Журнал «Вокруг Света» №04 за 1981 год (Журнал «Вокруг Света») - страница 37

Не знаю, может быть, и прав был Аверьянов, но мне почему-то тайна Долины гейзеров кажется более романтичной и глубокой. Вроде той, которая окружает пихтовую рощу, что сохранилась еще от доледникового периода. Как это могло произойти? На вопрос ответить никто не может, хотя рощу изучала не одна группа ученых. Мне же хочется верить древнему преданию, которое гласит, будто всякий, кто прикоснется к этим деревьям, погибает, причем далеко не своей смертью. И лес этот вырос над телами тех камчадалов, которые, не сумев побороть голод, настигший их: сдирали лиственничную кору, поедали ее и умирали на этом месте.

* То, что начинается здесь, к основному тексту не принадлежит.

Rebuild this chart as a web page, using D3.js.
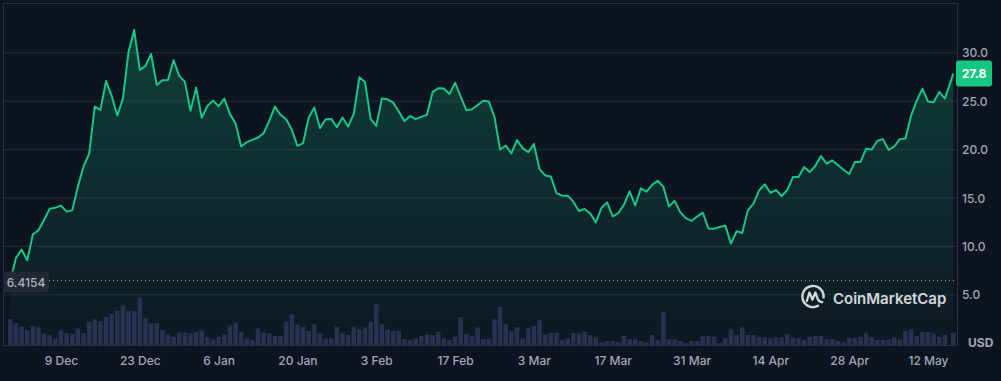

Утро встречает нас ярким, брызжущим солнцем и хорошим настроением. Я пытаюсь пройтись без костылей, но из этого ничего не получается, и под утешительные взгляды ребят меня сажают в седло, к луке которого приторочены костыли, мы прощаемся и трогаемся в путь...

Но вот наконец и стоянка деда. Отсюда, с северного склона сопки Открытой, мы должны спуститься в правый исток речки Гейзерной, а затем далее вниз по ее долине. Илья Петрович, видя мою беспомощность и далеко не спортивный вид Аверьянова, предлагает заночевать здесь, чтобы утром отправиться дальше. Мы с радостью соглашаемся, дед с Аверьяновым разнуздывают лошадей, Верочка копошится у костра.

Все это время я искоса поглядываю на деда и нахожу в нем что-то новое, непонятное мне. Дело даже не в черной плотной повязке, которая закрывает пустую теперь глазную впадину и кое-как прячет под собой глубокий, рваный, красный еще рубец, перехлестнувший почти все лицо. Нет. Видно, затосковала душа моего деда по охотничьей жизни, в которую ему уже возврата нет.

На другой день мы добираемся до Верхнегейзерных горячих источников, конечной точки нашего маршрута, где нам предстоит провести два месяца. Поначалу Аверьянов решает разбить лагерь у самого истока речки, однако Илья Петрович довольно быстро доказывает ему, что палатки надо поставить гораздо ниже истока, так как вверху вода «почти кипяток и паря может ошпариться». Мы спускаемся пониже, Громов изредка пробует рукой воду, наконец говорит: «Тут, однако, надо», и я кое-как сползаю с лошади.

Теперь мой день начинается с теплой ванны, которую мне устроили в запруде Горячей речки Аверьянов с Громовым, а заканчивается грязевой ванной и массажем ног. Я уже хожу без костылей и стараюсь, как могу, помочь Верочке в ее стряпне — здесь почти нет сухого топлива для костра, и приходится носить кипяток почти от самой Серной воронки. Я люблю это место: огромная воронка представляет собой гигантский котел, дно которого завалено огромными глыбами, покрытыми желтовато-белым налетом кремнекислоты и серы. Через расщелины вылетают клубы стара и брызги кипятка, дрожат, словно живые, эти гигантские глыбы, а откуда-то из-под них доносятся глухие удары, словно гигантская фантастическая кузница лежит у нас под ногами. Однако, как это ни странно, Серная воронка совершенно суха, по-видимому, она выполняет роль огромного паровыделителя. Поднимающаяся из глубины смесь воды и пара над воронкой разделяется: пар выходит через ее дно, а поток горячей воды выбивается на поверхность уже за пределами воронки. Мощным горячим ручьем скатывается он в реку Гейзерную.